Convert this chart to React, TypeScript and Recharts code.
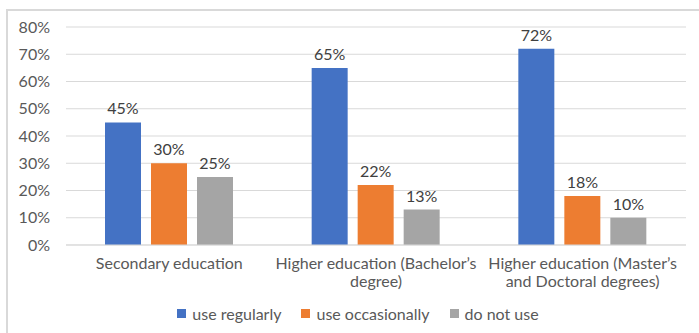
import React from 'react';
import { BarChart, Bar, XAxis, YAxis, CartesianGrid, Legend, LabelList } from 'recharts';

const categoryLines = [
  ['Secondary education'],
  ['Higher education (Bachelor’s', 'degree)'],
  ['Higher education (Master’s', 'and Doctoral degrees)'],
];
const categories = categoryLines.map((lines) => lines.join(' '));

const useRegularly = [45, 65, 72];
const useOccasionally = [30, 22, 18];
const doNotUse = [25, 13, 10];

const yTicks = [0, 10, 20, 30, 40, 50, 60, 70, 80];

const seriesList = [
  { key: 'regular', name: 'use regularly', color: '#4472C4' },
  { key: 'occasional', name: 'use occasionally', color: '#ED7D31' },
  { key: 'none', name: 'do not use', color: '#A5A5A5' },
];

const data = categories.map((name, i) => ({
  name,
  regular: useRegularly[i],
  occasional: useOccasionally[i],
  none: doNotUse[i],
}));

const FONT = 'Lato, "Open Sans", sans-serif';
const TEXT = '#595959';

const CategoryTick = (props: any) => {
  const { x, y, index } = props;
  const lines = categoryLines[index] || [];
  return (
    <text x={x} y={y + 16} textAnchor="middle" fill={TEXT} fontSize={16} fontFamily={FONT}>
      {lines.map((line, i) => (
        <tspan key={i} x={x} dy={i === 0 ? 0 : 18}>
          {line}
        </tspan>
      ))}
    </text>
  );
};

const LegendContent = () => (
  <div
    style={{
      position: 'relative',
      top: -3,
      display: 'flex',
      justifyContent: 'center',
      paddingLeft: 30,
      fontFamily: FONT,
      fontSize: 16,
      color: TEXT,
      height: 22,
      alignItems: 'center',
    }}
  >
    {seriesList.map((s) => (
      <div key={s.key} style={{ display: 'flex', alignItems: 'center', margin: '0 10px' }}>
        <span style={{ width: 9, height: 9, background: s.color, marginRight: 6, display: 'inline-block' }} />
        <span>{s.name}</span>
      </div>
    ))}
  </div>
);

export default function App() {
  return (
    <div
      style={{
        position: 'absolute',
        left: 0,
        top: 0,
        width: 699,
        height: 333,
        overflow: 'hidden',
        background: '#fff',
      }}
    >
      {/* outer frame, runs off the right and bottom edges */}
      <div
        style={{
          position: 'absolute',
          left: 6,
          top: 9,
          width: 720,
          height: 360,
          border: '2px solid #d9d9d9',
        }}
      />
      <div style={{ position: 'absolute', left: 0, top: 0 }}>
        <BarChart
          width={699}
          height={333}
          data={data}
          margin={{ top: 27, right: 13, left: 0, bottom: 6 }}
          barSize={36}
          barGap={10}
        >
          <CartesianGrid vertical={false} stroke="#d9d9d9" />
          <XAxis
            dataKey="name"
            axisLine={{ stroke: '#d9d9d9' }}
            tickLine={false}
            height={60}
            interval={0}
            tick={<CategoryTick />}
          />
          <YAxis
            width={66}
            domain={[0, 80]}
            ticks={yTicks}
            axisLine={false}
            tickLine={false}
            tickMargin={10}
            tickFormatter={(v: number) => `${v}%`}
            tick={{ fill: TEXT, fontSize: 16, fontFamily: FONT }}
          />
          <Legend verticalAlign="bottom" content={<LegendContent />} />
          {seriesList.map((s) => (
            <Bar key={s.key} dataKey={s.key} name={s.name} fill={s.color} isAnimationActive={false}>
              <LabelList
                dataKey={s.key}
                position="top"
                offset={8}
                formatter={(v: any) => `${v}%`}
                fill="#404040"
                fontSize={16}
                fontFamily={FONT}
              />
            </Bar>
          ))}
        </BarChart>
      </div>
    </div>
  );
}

^^^^^^^^^^^^^^^^

Extract the full listing exactly, with the pictures left out.

Convert this chart to React, TypeScript and Recharts code.
import React from 'react';
import { BarChart, Bar, XAxis, YAxis, CartesianGrid, Legend, LabelList } from 'recharts';

const categoryLines = [
  ['Secondary education'],
  ['Higher education (Bachelor’s', 'degree)'],
  ['Higher education (Master’s', 'and Doctoral degrees)'],
];
const categories = categoryLines.map((lines) => lines.join(' '));

const useRegularly = [45, 65, 72];
const useOccasionally = [30, 22, 18];
const doNotUse = [25, 13, 10];

const yTicks = [0, 10, 20, 30, 40, 50, 60, 70, 80];

const seriesList = [
  { key: 'regular', name: 'use regularly', color: '#4472C4' },
  { key: 'occasional', name: 'use occasionally', color: '#ED7D31' },
  { key: 'none', name: 'do not use', color: '#A5A5A5' },
];

const data = categories.map((name, i) => ({
  name,
  regular: useRegularly[i],
  occasional: useOccasionally[i],
  none: doNotUse[i],
}));

const FONT = 'Lato, "Open Sans", sans-serif';
const TEXT = '#595959';

const CategoryTick = (props: any) => {
  const { x, y, index } = props;
  const lines = categoryLines[index] || [];
  return (
    <text x={x} y={y + 16} textAnchor="middle" fill={TEXT} fontSize={16} fontFamily={FONT}>
      {lines.map((line, i) => (
        <tspan key={i} x={x} dy={i === 0 ? 0 : 18}>
          {line}
        </tspan>
      ))}
    </text>
  );
};

const LegendContent = () => (
  <div
    style={{
      position: 'relative',
      top: -3,
      display: 'flex',
      justifyContent: 'center',
      paddingLeft: 30,
      fontFamily: FONT,
      fontSize: 16,
      color: TEXT,
      height: 22,
      alignItems: 'center',
    }}
  >
    {seriesList.map((s) => (
      <div key={s.key} style={{ display: 'flex', alignItems: 'center', margin: '0 10px' }}>
        <span style={{ width: 9, height: 9, background: s.color, marginRight: 6, display: 'inline-block' }} />
        <span>{s.name}</span>
      </div>
    ))}
  </div>
);

export default function App() {
  return (
    <div
      style={{
        position: 'absolute',
        left: 0,
        top: 0,
        width: 699,
        height: 333,
        overflow: 'hidden',
        background: '#fff',
      }}
    >
      {/* outer frame, runs off the right and bottom edges */}
      <div
        style={{
          position: 'absolute',
          left: 6,
          top: 9,
          width: 720,
          height: 360,
          border: '2px solid #d9d9d9',
        }}
      />
      <div style={{ position: 'absolute', left: 0, top: 0 }}>
        <BarChart
          width={699}
          height={333}
          data={data}
          margin={{ top: 27, right: 13, left: 0, bottom: 6 }}
          barSize={36}
          barGap={10}
        >
          <CartesianGrid vertical={false} stroke="#d9d9d9" />
          <XAxis
            dataKey="name"
            axisLine={{ stroke: '#d9d9d9' }}
            tickLine={false}
            height={60}
            interval={0}
            tick={<CategoryTick />}
          />
          <YAxis
            width={66}
            domain={[0, 80]}
            ticks={yTicks}
            axisLine={false}
            tickLine={false}
            tickMargin={10}
            tickFormatter={(v: number) => `${v}%`}
            tick={{ fill: TEXT, fontSize: 16, fontFamily: FONT }}
          />
          <Legend verticalAlign="bottom" content={<LegendContent />} />
          {seriesList.map((s) => (
            <Bar key={s.key} dataKey={s.key} name={s.name} fill={s.color} isAnimationActive={false}>
              <LabelList
                dataKey={s.key}
                position="top"
                offset={8}
                formatter={(v: any) => `${v}%`}
                fill="#404040"
                fontSize={16}
                fontFamily={FONT}
              />
            </Bar>
          ))}
        </BarChart>
      </div>
    </div>
  );
}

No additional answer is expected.